**Requirement**
Output each line exactly as it appears, skipping any embedded picture.

**Data segment**
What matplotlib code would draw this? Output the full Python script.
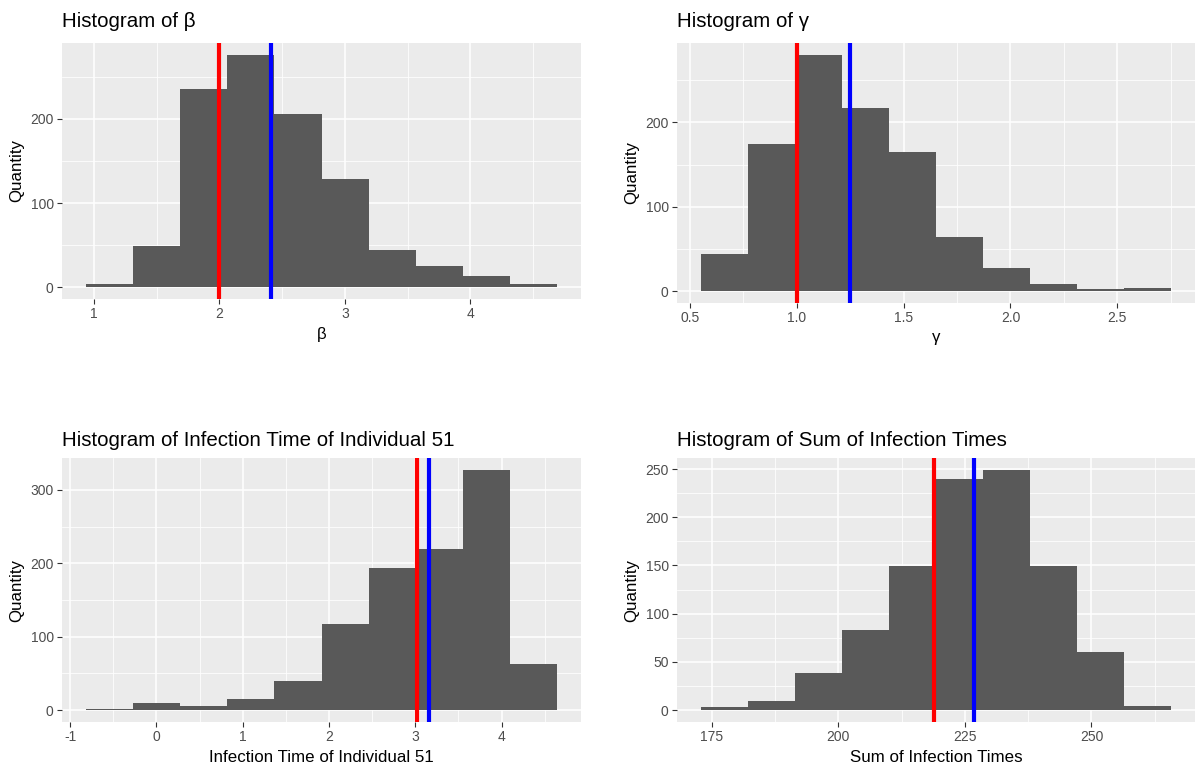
import matplotlib
matplotlib.use("Agg")
import matplotlib.pyplot as plt
from matplotlib.ticker import FixedLocator, MultipleLocator, FormatStrFormatter
import numpy as np

plt.rcParams['font.family'] = ['Liberation Sans', 'DejaVu Sans']
plt.rcParams['axes.unicode_minus'] = False

# ---------------- data ----------------
# beta
beta_counts = [4, 49, 235, 276, 206, 129, 44, 25, 13, 4]
beta_start = 0.933
beta_width = 0.376
beta_true = 2.0
beta_mean = 2.41

# gamma
gamma_counts = [44, 174, 280, 217, 165, 64, 28, 8, 2, 4]
gamma_start = 0.550
gamma_width = 0.2203
gamma_true = 1.0
gamma_mean = 1.25

# infection time of individual 51
inf51_counts = [2, 9, 5, 15, 39, 117, 194, 219, 327, 63]
inf51_start = -0.822
inf51_width = 0.547
inf51_true = 3.02
inf51_mean = 3.16

# sum of infection times
sum_counts = [3, 9, 38, 83, 149, 240, 249, 149, 60, 4]
sum_start = 172.8
sum_width = 9.30
sum_true = 218.9
sum_mean = 226.8

titles = ["Histogram of \u03b2", "Histogram of \u03b3",
          "Histogram of Infection Time of Individual 51",
          "Histogram of Sum of Infection Times"]
xlabels = ["\u03b2", "\u03b3", "Infection Time of Individual 51", "Sum of Infection Times"]
ylabel = "Quantity"

x_major = [[1, 2, 3, 4], [0.5, 1.0, 1.5, 2.0, 2.5], [-1, 0, 1, 2, 3, 4], [175, 200, 225, 250]]
x_fmt = ["%g", "%.1f", "%g", "%g"]
y_major = [[0, 100, 200], [0, 100, 200], [0, 100, 200, 300], [0, 50, 100, 150, 200, 250]]

# ---------------- figure ----------------
W, H = 1196, 767
fig = plt.figure(figsize=(W / 100, H / 100), dpi=100)

# panel rectangles in pixels: left, right, top, bottom
rects = [(62, 581, 43, 299), (677, 1195, 43, 303), (62, 581, 458, 722), (677, 1195, 458, 722)]
title_base = [27, 27, 446, 446]
xlab_y = [335, 337, 757, 757]
ylab_x = [17, 632, 17, 632]

panels = [
    (beta_counts, beta_start, beta_width, beta_true, beta_mean),
    (gamma_counts, gamma_start, gamma_width, gamma_true, gamma_mean),
    (inf51_counts, inf51_start, inf51_width, inf51_true, inf51_mean),
    (sum_counts, sum_start, sum_width, sum_true, sum_mean),
]

BG = '#EBEBEB'
BAR = '#595959'
TICKC = '#4D4D4D'

for i, (counts, start, width, tv, mv) in enumerate(panels):
    l, r, t, b = rects[i]
    ax = fig.add_axes([l / W, 1 - b / H, (r - l) / W, (b - t) / H])
    ax.set_facecolor(BG)
    for s in ax.spines.values():
        s.set_visible(False)

    counts = np.asarray(counts, dtype=float)
    edges = start + width * np.arange(len(counts) + 1)
    ax.bar(edges[:-1], counts, width=width, align='edge', color=BAR, linewidth=0, zorder=2)
    ax.axvline(tv, color='#FF0000', lw=3.0, zorder=3)
    ax.axvline(mv, color='#0000FF', lw=3.0, zorder=3)

    lo, hi = edges[0], edges[-1]
    pad = 0.05 * (hi - lo)
    ax.set_xlim(lo - pad, hi + pad)
    ymax = counts.max()
    ax.set_ylim(-0.05 * ymax, 1.05 * ymax)

    xm = x_major[i]
    ym = y_major[i]
    ax.xaxis.set_major_locator(FixedLocator(xm))
    ax.xaxis.set_major_formatter(FormatStrFormatter(x_fmt[i]))
    ax.yaxis.set_major_locator(FixedLocator(ym))
    ax.xaxis.set_minor_locator(MultipleLocator((xm[1] - xm[0]) / 2))
    ax.yaxis.set_minor_locator(MultipleLocator((ym[1] - ym[0]) / 2))

    ax.grid(which='major', color='white', lw=1.1, zorder=0)
    ax.grid(which='minor', color='white', lw=0.55, zorder=0)
    ax.set_axisbelow(True)

    ax.tick_params(which='major', length=3.5, width=0.8, color='#333333',
                   labelsize=10, labelcolor=TICKC, pad=2.5)
    ax.tick_params(which='minor', length=0)

    fig.text(l / W, 1 - title_base[i] / H, titles[i], fontsize=14.8,
             ha='left', va='baseline', color='black')
    fig.text((l + r) / 2 / W, 1 - xlab_y[i] / H, xlabels[i], fontsize=12.2,
             ha='center', va='center', color='black')
    fig.text(ylab_x[i] / W, 1 - (t + b) / 2 / H, ylabel, fontsize=12.2,
             ha='center', va='center', rotation=90, color='black')

fig.savefig("out.png", dpi=100, facecolor='white')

**Reply**
What matplotlib code would draw this? Output the full Python script.
import matplotlib
matplotlib.use("Agg")
import matplotlib.pyplot as plt
from matplotlib.ticker import FixedLocator, MultipleLocator, FormatStrFormatter
import numpy as np

plt.rcParams['font.family'] = ['Liberation Sans', 'DejaVu Sans']
plt.rcParams['axes.unicode_minus'] = False

# ---------------- data ----------------
# beta
beta_counts = [4, 49, 235, 276, 206, 129, 44, 25, 13, 4]
beta_start = 0.933
beta_width = 0.376
beta_true = 2.0
beta_mean = 2.41

# gamma
gamma_counts = [44, 174, 280, 217, 165, 64, 28, 8, 2, 4]
gamma_start = 0.550
gamma_width = 0.2203
gamma_true = 1.0
gamma_mean = 1.25

# infection time of individual 51
inf51_counts = [2, 9, 5, 15, 39, 117, 194, 219, 327, 63]
inf51_start = -0.822
inf51_width = 0.547
inf51_true = 3.02
inf51_mean = 3.16

# sum of infection times
sum_counts = [3, 9, 38, 83, 149, 240, 249, 149, 60, 4]
sum_start = 172.8
sum_width = 9.30
sum_true = 218.9
sum_mean = 226.8

titles = ["Histogram of \u03b2", "Histogram of \u03b3",
          "Histogram of Infection Time of Individual 51",
          "Histogram of Sum of Infection Times"]
xlabels = ["\u03b2", "\u03b3", "Infection Time of Individual 51", "Sum of Infection Times"]
ylabel = "Quantity"

x_major = [[1, 2, 3, 4], [0.5, 1.0, 1.5, 2.0, 2.5], [-1, 0, 1, 2, 3, 4], [175, 200, 225, 250]]
x_fmt = ["%g", "%.1f", "%g", "%g"]
y_major = [[0, 100, 200], [0, 100, 200], [0, 100, 200, 300], [0, 50, 100, 150, 200, 250]]

# ---------------- figure ----------------
W, H = 1196, 767
fig = plt.figure(figsize=(W / 100, H / 100), dpi=100)

# panel rectangles in pixels: left, right, top, bottom
rects = [(62, 581, 43, 299), (677, 1195, 43, 303), (62, 581, 458, 722), (677, 1195, 458, 722)]
title_base = [27, 27, 446, 446]
xlab_y = [335, 337, 757, 757]
ylab_x = [17, 632, 17, 632]

panels = [
    (beta_counts, beta_start, beta_width, beta_true, beta_mean),
    (gamma_counts, gamma_start, gamma_width, gamma_true, gamma_mean),
    (inf51_counts, inf51_start, inf51_width, inf51_true, inf51_mean),
    (sum_counts, sum_start, sum_width, sum_true, sum_mean),
]

BG = '#EBEBEB'
BAR = '#595959'
TICKC = '#4D4D4D'

for i, (counts, start, width, tv, mv) in enumerate(panels):
    l, r, t, b = rects[i]
    ax = fig.add_axes([l / W, 1 - b / H, (r - l) / W, (b - t) / H])
    ax.set_facecolor(BG)
    for s in ax.spines.values():
        s.set_visible(False)

    counts = np.asarray(counts, dtype=float)
    edges = start + width * np.arange(len(counts) + 1)
    ax.bar(edges[:-1], counts, width=width, align='edge', color=BAR, linewidth=0, zorder=2)
    ax.axvline(tv, color='#FF0000', lw=3.0, zorder=3)
    ax.axvline(mv, color='#0000FF', lw=3.0, zorder=3)

    lo, hi = edges[0], edges[-1]
    pad = 0.05 * (hi - lo)
    ax.set_xlim(lo - pad, hi + pad)
    ymax = counts.max()
    ax.set_ylim(-0.05 * ymax, 1.05 * ymax)

    xm = x_major[i]
    ym = y_major[i]
    ax.xaxis.set_major_locator(FixedLocator(xm))
    ax.xaxis.set_major_formatter(FormatStrFormatter(x_fmt[i]))
    ax.yaxis.set_major_locator(FixedLocator(ym))
    ax.xaxis.set_minor_locator(MultipleLocator((xm[1] - xm[0]) / 2))
    ax.yaxis.set_minor_locator(MultipleLocator((ym[1] - ym[0]) / 2))

    ax.grid(which='major', color='white', lw=1.1, zorder=0)
    ax.grid(which='minor', color='white', lw=0.55, zorder=0)
    ax.set_axisbelow(True)

    ax.tick_params(which='major', length=3.5, width=0.8, color='#333333',
                   labelsize=10, labelcolor=TICKC, pad=2.5)
    ax.tick_params(which='minor', length=0)

    fig.text(l / W, 1 - title_base[i] / H, titles[i], fontsize=14.8,
             ha='left', va='baseline', color='black')
    fig.text((l + r) / 2 / W, 1 - xlab_y[i] / H, xlabels[i], fontsize=12.2,
             ha='center', va='center', color='black')
    fig.text(ylab_x[i] / W, 1 - (t + b) / 2 / H, ylabel, fontsize=12.2,
             ha='center', va='center', rotation=90, color='black')

fig.savefig("out.png", dpi=100, facecolor='white')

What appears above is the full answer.